Elon Musk hints he may sell more Tesla stock and spars with Bernie Sanders
Tesla CEO agrees to sell 10% of his shares after users of the social media platform approve the move
Elon Musk, the world’s wealthiest person, began his Sunday sparring with US senator Bernie Sanders, who tweeted a day earlier that “we must demand that the extremely wealthy pay their fair share.” Musk even raised the notion of selling more of his Tesla shares, which would require him to pay taxes on the gains.
“I keep forgetting that you’re still alive,” Musk, the CEO of Tesla and SpaceX, tweeted in a reply to the 80-year-old senator from Vermont. In a subsequent tweet, Musk asked: “Want me to sell more stock, Bernie? Just say the word.”
Musk offloaded almost $7bn worth of Tesla stock over the past week, which helped to push the automaker’s shares down about 15% for the week. Musk’s stock sales began after he tweeted an unusual poll November 7 on Twitter asking whether he should sell.
Musk did not mention in his prior tweets that he had millions of stock options that must be exercised before they expire in August 2022. He said in September that he was likely to exercise “a huge block” of those options towards the end of 2021. Musk is worth about $286bn as tracked on the Bloomberg Billionaires Index.
In October, Musk said Tesla would move its headquarters from California to Austin, Texas, a state which levies no income tax. On Saturday, Musk tweeted that he’s been living in a small home in South Texas for the past two years. “Feels more homey to live in a small house,” he wrote.
Reuters reported Musk, Tesla’s top shareholder, tweeted eight days ago that he would sell 10% of his shares if users of the social media platform approved the move. The 10% would be about 17-million shares at the time of his tweet.
He sold 6.36-million shares last week, about 37% of 17-million. He now needs to offload about 10-million more shares to fulfil his pledge to sell 10% of his holdings.
Tesla’s share price was down 2.8% at the close on Friday at $1,033.42, snapping an 11-week winning streak. The price is up more than 46% this year after a sharp rally in October.
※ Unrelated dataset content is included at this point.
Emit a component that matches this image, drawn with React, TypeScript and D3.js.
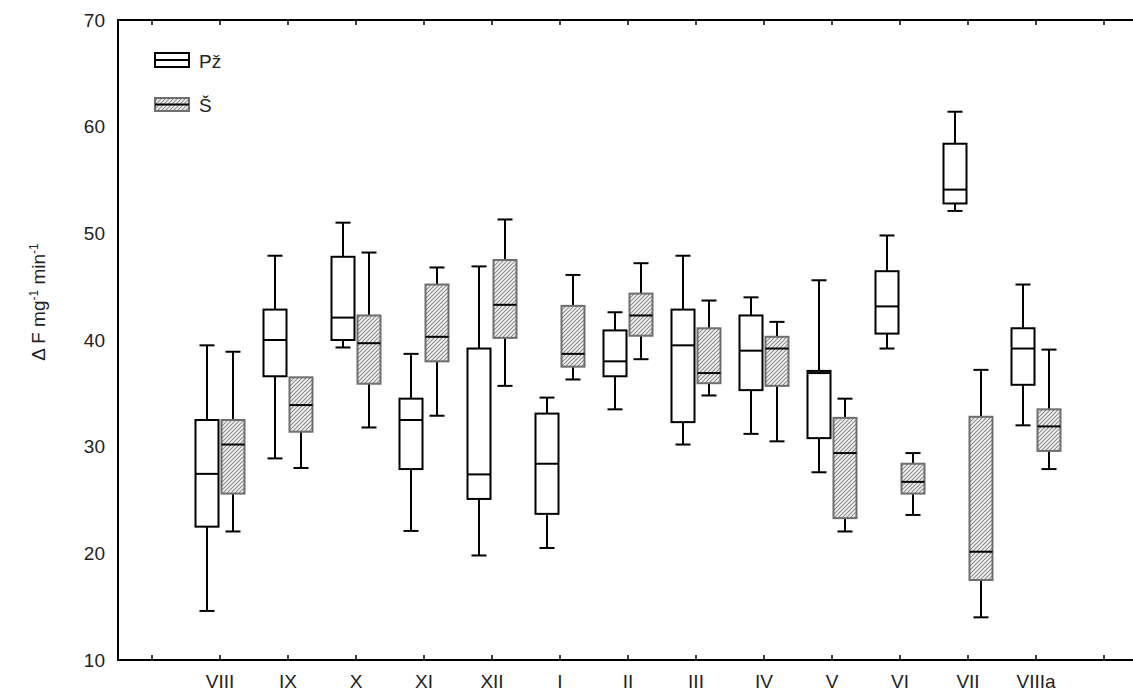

The share sales, the first time that Musk has cashed out on a stake of that size since the company was founded in 2003, were huge by capital market standards, eclipsing the initial public offerings of most companies.
By getting Twitter users to greenlight the move, he blunted criticism of cashing out at a time when Tesla’s valuation has become frothy and shares are at record highs.
Tesla fell 15.4% last week and lost about $187bn in market value, more than the combined market capitalisation of Ford Motor and General Motors.